*TASK DETAILS*
The entries below contain pictures. Retype everything except those pictures, exactly as given.

--

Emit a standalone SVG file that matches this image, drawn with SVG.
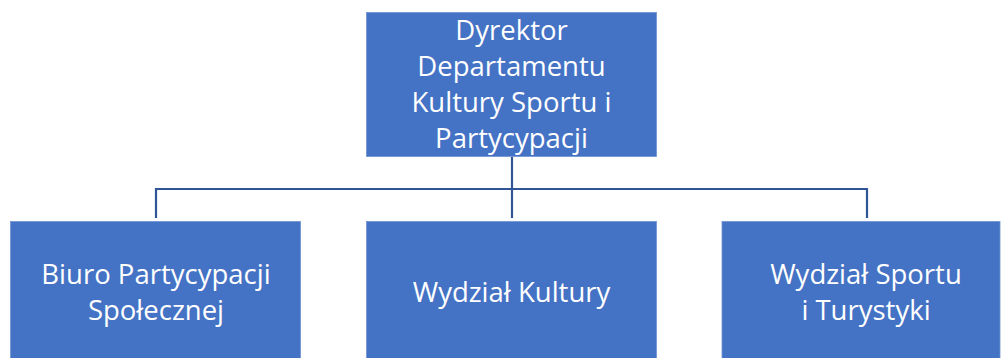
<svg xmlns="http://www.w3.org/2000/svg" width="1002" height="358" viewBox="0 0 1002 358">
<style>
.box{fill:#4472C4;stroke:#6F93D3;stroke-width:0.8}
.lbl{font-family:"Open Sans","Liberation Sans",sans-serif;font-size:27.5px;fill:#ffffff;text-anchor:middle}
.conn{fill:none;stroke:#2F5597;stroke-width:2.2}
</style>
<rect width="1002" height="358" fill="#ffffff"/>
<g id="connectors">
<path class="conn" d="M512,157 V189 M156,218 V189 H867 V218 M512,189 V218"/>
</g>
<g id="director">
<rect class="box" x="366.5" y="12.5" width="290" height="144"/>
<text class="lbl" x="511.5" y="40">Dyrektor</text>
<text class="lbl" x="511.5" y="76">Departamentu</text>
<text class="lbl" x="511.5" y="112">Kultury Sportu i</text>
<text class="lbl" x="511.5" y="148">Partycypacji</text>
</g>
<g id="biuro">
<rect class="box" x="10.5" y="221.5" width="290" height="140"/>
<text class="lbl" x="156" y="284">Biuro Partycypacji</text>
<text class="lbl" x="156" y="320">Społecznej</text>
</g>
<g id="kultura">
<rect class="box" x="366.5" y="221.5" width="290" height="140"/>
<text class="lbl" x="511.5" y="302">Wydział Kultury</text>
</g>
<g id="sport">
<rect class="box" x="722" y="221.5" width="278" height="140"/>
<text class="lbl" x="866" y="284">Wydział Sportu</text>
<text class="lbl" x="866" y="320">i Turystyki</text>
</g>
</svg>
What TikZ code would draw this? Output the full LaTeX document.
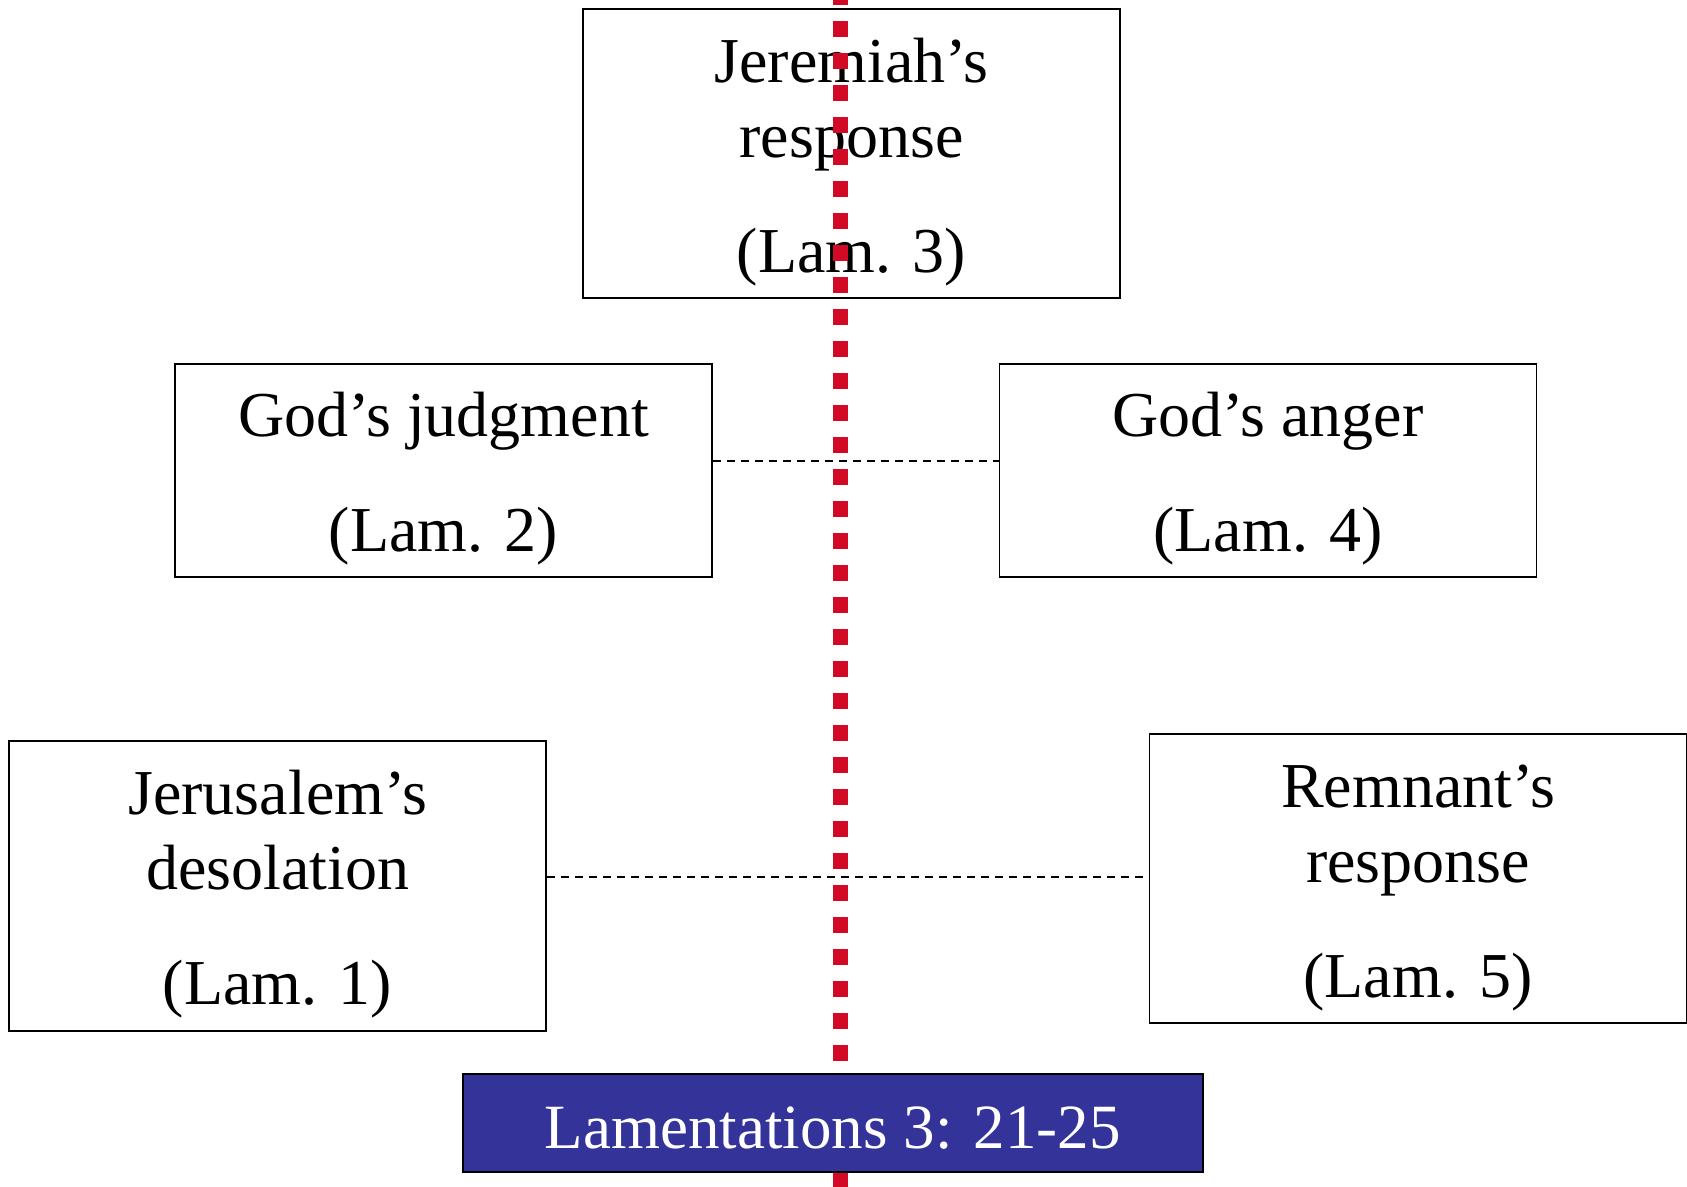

--

*RESPONSE*
Emit a standalone SVG file that matches this image, drawn with SVG.
<svg xmlns="http://www.w3.org/2000/svg" width="1002" height="358" viewBox="0 0 1002 358">
<style>
.box{fill:#4472C4;stroke:#6F93D3;stroke-width:0.8}
.lbl{font-family:"Open Sans","Liberation Sans",sans-serif;font-size:27.5px;fill:#ffffff;text-anchor:middle}
.conn{fill:none;stroke:#2F5597;stroke-width:2.2}
</style>
<rect width="1002" height="358" fill="#ffffff"/>
<g id="connectors">
<path class="conn" d="M512,157 V189 M156,218 V189 H867 V218 M512,189 V218"/>
</g>
<g id="director">
<rect class="box" x="366.5" y="12.5" width="290" height="144"/>
<text class="lbl" x="511.5" y="40">Dyrektor</text>
<text class="lbl" x="511.5" y="76">Departamentu</text>
<text class="lbl" x="511.5" y="112">Kultury Sportu i</text>
<text class="lbl" x="511.5" y="148">Partycypacji</text>
</g>
<g id="biuro">
<rect class="box" x="10.5" y="221.5" width="290" height="140"/>
<text class="lbl" x="156" y="284">Biuro Partycypacji</text>
<text class="lbl" x="156" y="320">Społecznej</text>
</g>
<g id="kultura">
<rect class="box" x="366.5" y="221.5" width="290" height="140"/>
<text class="lbl" x="511.5" y="302">Wydział Kultury</text>
</g>
<g id="sport">
<rect class="box" x="722" y="221.5" width="278" height="140"/>
<text class="lbl" x="866" y="284">Wydział Sportu</text>
<text class="lbl" x="866" y="320">i Turystyki</text>
</g>
</svg>
What TikZ code would draw this? Output the full LaTeX document.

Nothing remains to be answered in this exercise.